In this project, I propose a fast refactoring candidate assessment metric, Delta Table. This metric is an efficient method for assessing the impact of refactoring candidates on maintainability based on matrix computation, which is approximate but fast. This metric helps to select the efficient refactoring candidates for the large-scale software.

Supporting airline ticket purchase: Buy now or wait?

Type: Side project

Airplane ticket prices fluctuate according to various conditions, and airlines do not disclose pricing policies, so it is difficult to forecast prices. Therefore, even if you board the same plane, the amount of money you pay for a seat varies greatly. Smart buyers want to pay the least amount of money to buy a plane ticket, but it is very difficult to decide when to buy a plane ticket. Online travel companies, such as Priceline, offer low fare alert services to help customers purchase airline tickets. When customers are interested in flights, they will be notified by email if the price have reached the one specified in advance. However, since these services are based on what has already happened, there is a disadvantage that if the prices continue to rise, they may miss the right time to buy an appropriate ticket.

To help customers buy airline tickets, I analyzed the data affecting airplane ticket prices and used data mining techniques to find patterns. Data on airplane fares and the factors affecting ticket prices (e.g., season, week, time, and the number of stops) are directly collected from Priceline and Kayak. I also collected external factors (e.g., oil prices) that can affect ticket prices. Based on the prediction that the airplane ticket will rise or fall tomorrow, I can assist customers to make the decision whether it is good to buy an airplane ticket now (Buy) or better to wait (Wait).

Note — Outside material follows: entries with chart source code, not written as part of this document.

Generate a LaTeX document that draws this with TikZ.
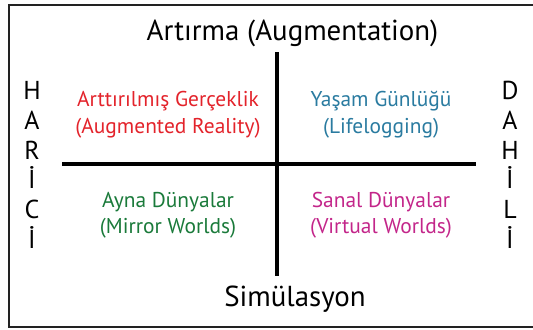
\documentclass[tikz,border=0pt]{standalone}
\usepackage{fontspec}
\setmainfont{PT Sans}
\definecolor{arred}{HTML}{E3232B}
\definecolor{lgblue}{HTML}{2A7BA0}
\definecolor{mwgreen}{HTML}{1A7A3A}
\definecolor{vwmag}{HTML}{C3268A}
\definecolor{frame}{HTML}{222222}
\tikzset{
  axislabel/.style={font=\fontsize{29}{32}\selectfont, text=black, inner sep=0pt, anchor=base},
  quadtext/.style={font=\fontsize{21.5}{24}\selectfont, inner sep=0pt, anchor=base},
  sideletter/.style={font=\fontsize{26}{28}\selectfont, text=black, inner sep=0pt, anchor=base},
  axisline/.style={line width=4bp, draw=black},
}
\begin{document}
\begin{tikzpicture}[x=1bp,y=-1bp]
\useasboundingbox (0,0) rectangle (533,329);
\begin{scope}
\clip (0,0) rectangle (533,329);
\draw[frame, line width=2.2bp] (9,5) rectangle (545,327);
\end{scope}
% axes
\coordinate (vtop) at (276.5,52);
\coordinate (vbot) at (276.5,276);
\coordinate (hleft) at (62,163.5);
\coordinate (hright) at (475.5,163.5);
\draw[axisline] (vtop) -- (vbot);
\draw[axisline] (hleft) -- (hright);
% axis labels
\node[axislabel] (aug) at (292.5,40.5) {Artırma (Augmentation)};
\node[axislabel] (sim) at (295,306.5) {Simülasyon};
% quadrants
\node[quadtext, text=arred] (ar1) at (168,106) {Arttırılmış Gerçeklik};
\node[quadtext, text=arred] (ar2) at (168,133) {(Augmented Reality)};
\node[quadtext, text=lgblue] (lg1) at (381,106) {Yaşam Günlüğü};
\node[quadtext, text=lgblue] (lg2) at (381,133) {(Lifelogging)};
\node[quadtext, text=mwgreen] (mw1) at (168,207) {Ayna Dünyalar};
\node[quadtext, text=mwgreen] (mw2) at (168,233) {(Mirror Worlds)};
\node[quadtext, text=vwmag] (vw1) at (381,207) {Sanal Dünyalar};
\node[quadtext, text=vwmag] (vw2) at (381,233) {(Virtual Worlds)};
% side letters
\foreach \l [count=\i from 0] in {H,A,R,İ,C,İ}
  \node[sideletter] (hl\i) at (32,99.5+29.8*\i) {\l};
\foreach \l [count=\i from 0] in {D,A,H,İ,L,İ}
  \node[sideletter] (dl\i) at (510,99.5+29.8*\i) {\l};
\end{tikzpicture}
\end{document}
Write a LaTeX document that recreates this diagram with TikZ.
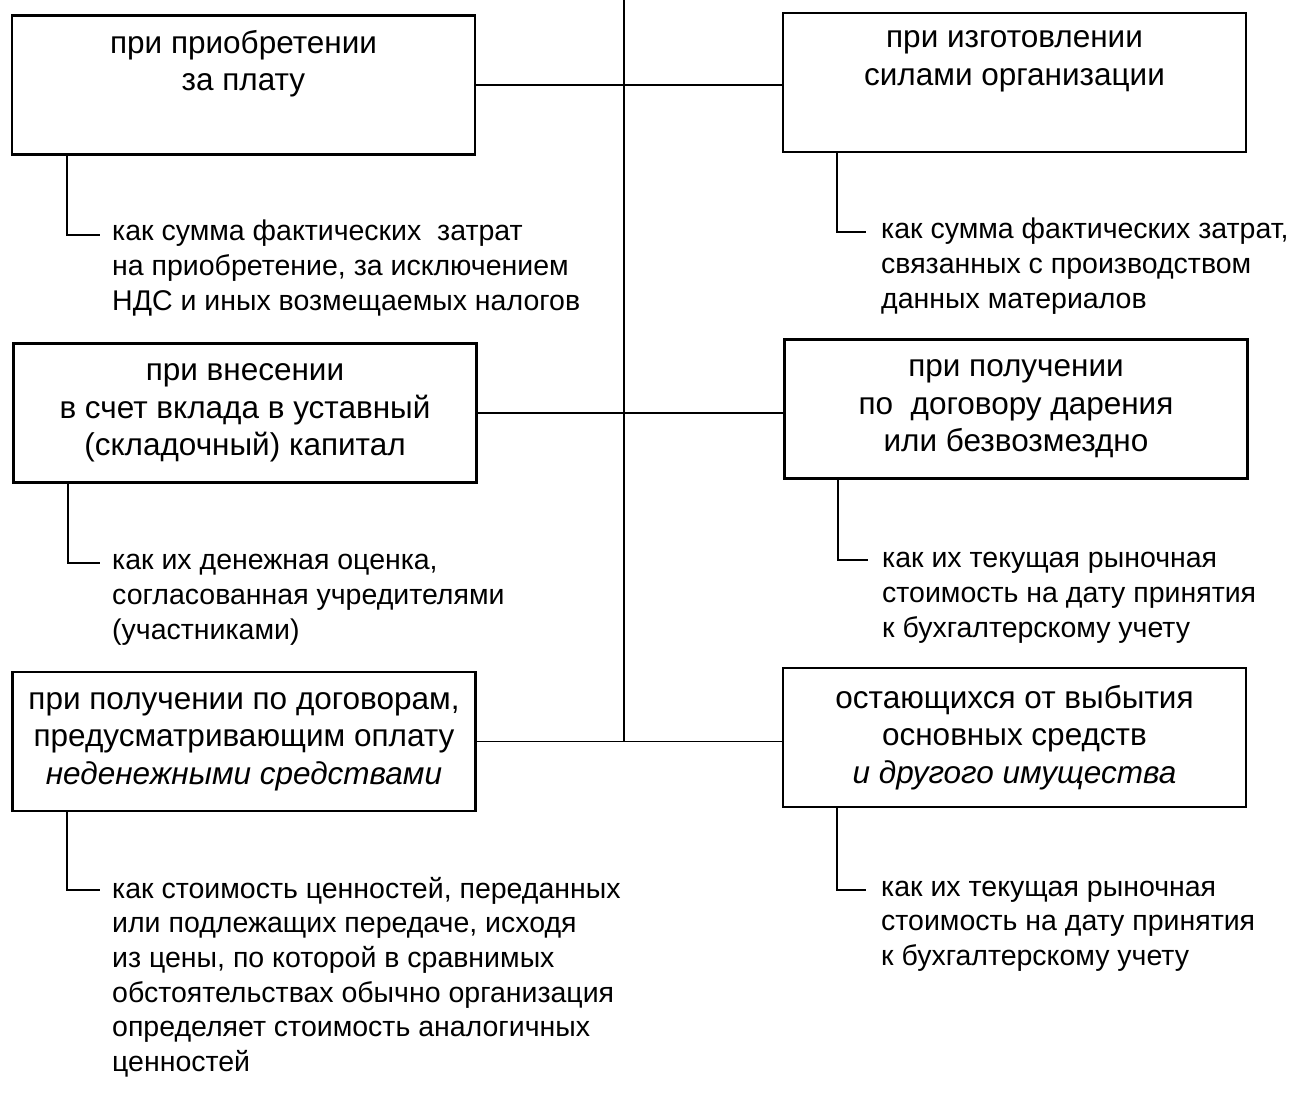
\documentclass[tikz,border=0pt]{standalone}
\usepackage{fontspec}
\setmainfont{Liberation Sans}
\begin{document}
\begin{tikzpicture}[x=1pt,y=-1pt,
  box/.style={draw,line width=2.6pt,minimum width=463pt,minimum height=139pt,inner sep=0pt,align=center,
    font=\fontsize{31.5}{37.5}\selectfont},
  sub/.style={anchor=north west,inner sep=0pt,align=left,font=\fontsize{28.5}{34.7}\selectfont},
  conn/.style={line width=1.8pt}]
\useasboundingbox (0,0) rectangle (1313,1094);
\node[box] (b1) at (243.5,85) {при приобретении\\за плату\\\strut};
\node[box] (b2) at (1014.5,82.5) {при изготовлении\\силами организации\\\strut};
\node[box] (b3) at (245,413) {при внесении\\в счет вклада в уставный\\(складочный) капитал};
\node[box] (b4) at (1016,409) {при получении\\по\ \ договору дарения\\или безвозмездно};
\node[box] (b5) at (244,741.5) {при получении по договорам,\\предусматривающим оплату\\\textit{неденежными средствами}};
\node[box] (b6) at (1014.5,737.5) {остающихся от выбытия\\основных средств\\\textit{и другого имущества}};

\node[sub] (s1) at (112,216.5) {\strut как сумма фактических\ \ затрат\\на приобретение, за исключением\\НДС и иных возмещаемых налогов};
\node[sub] (s2) at (881,214.5) {\strut как сумма фактических затрат,\\связанных с производством\\данных материалов};
\node[sub] (s3) at (112,545.5) {\strut как их денежная оценка,\\согласованная учредителями\\(участниками)};
\node[sub] (s4) at (882,543.5) {\strut как их текущая рыночная\\стоимость на дату принятия\\к бухгалтерскому учету};
\node[sub] (s5) at (112,873.5) {\strut как стоимость ценностей, переданных\\или подлежащих передаче, исходя\\из цены, по которой в сравнимых\\обстоятельствах обычно организация\\определяет стоимость аналогичных\\ценностей};
\node[sub] (s6) at (881,871.5) {\strut как их текущая рыночная\\стоимость на дату принятия\\к бухгалтерскому учету};

\coordinate (top) at (624,0);
\coordinate (c1) at (100,235);
\coordinate (c2) at (866,232);
\coordinate (c3) at (100,563);
\coordinate (c4) at (868,560);
\coordinate (c5) at (100,890);
\coordinate (c6) at (866,890);

\draw[conn] (top) -- (top |- b5.east);
\draw[conn] (b1.east) -- (b1.east -| b2.west);
\draw[conn] (b3.east) -- (b3.east -| b4.west);
\draw[conn] (b5.east) -- (b5.east -| b6.west);

\draw[conn] ([xshift=56pt]b1.south west) |- (c1);
\draw[conn] ([xshift=55pt]b2.south west) |- (c2);
\draw[conn] ([xshift=56pt]b3.south west) |- (c3);
\draw[conn] ([xshift=55pt]b4.south west) |- (c4);
\draw[conn] ([xshift=56pt]b5.south west) |- (c5);
\draw[conn] ([xshift=55pt]b6.south west) |- (c6);
\end{tikzpicture}
\end{document}
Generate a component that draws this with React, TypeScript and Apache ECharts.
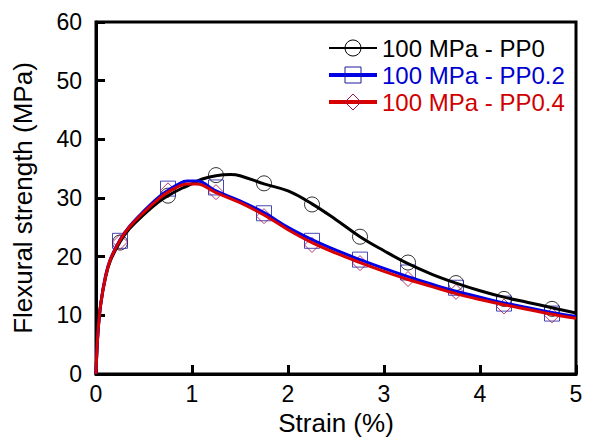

Model for Asia Countries using Global Competitiveness Index (GCI) Data

Type: Coursework project

The World Economic Forum annually publishes the Global Competitiveness Index (GCI) data from around the world. We obtained the GCI data from 43 countries for a total of six years from 2002 to 2007. When considering countries with high ranked countries are advanced countries, I can find valuable insights of the advanced countries. This can be used as a model to suggest a direction for developing countries to become advanced countries. In this analysis, I focus on Asia countries.

3. Project Plan in Insight

I would like to analyze the data of online consumer reviews and find business insights. The rich data of consumer reviews (e.g., reviews at Yelp or Amazon) or reactions (e.g., likes at Facebook) is the valuable source for finding business insights and patterns. I am planning to use Yelp dataset to answer the following questions.

  • What are the characteristics of fake reviews?
  • What reviews do not customers trust? (e.g., reviews full of compliments, highly rating scores with a few reviews, short comments written for the free food, etc.)
  • What reviews do customers trust? (e.g., highly ranked in the search, rating scores over 4, many well-organized menu photos, many high-resolution food photos, many reviews from elite members, etc.)

I am also interested in software defect prediction, fraud news detection, or challenges using Kaggle dataset. I will keep in finding more interesting projects and choose the final project after receiving comments from mentors during the program.

4. Reason for the Insight Data Science Fellows Program

Now I am confronted with three big challenges: moving from academia to industry, changing major in software engineering to data science, and moving the country I live and work. In a difficult situation where none of the things is easy, the Insight Data Science Fellows Program gave me the hope that I can transit the career from academia to industry.

I am eager to have an opportunity to participate in the Insight Data Science Fellows Program. If I get an offer, I will do my best to show all my potentials in the project. Through this program, I strongly believe I will be able to successfully build my career as a data scientist. I am grateful to know about this program and wish to be able to join the program.

I currently want to work in Orange County, but I am available to move to Silicon Valley or Seattle areas next summer.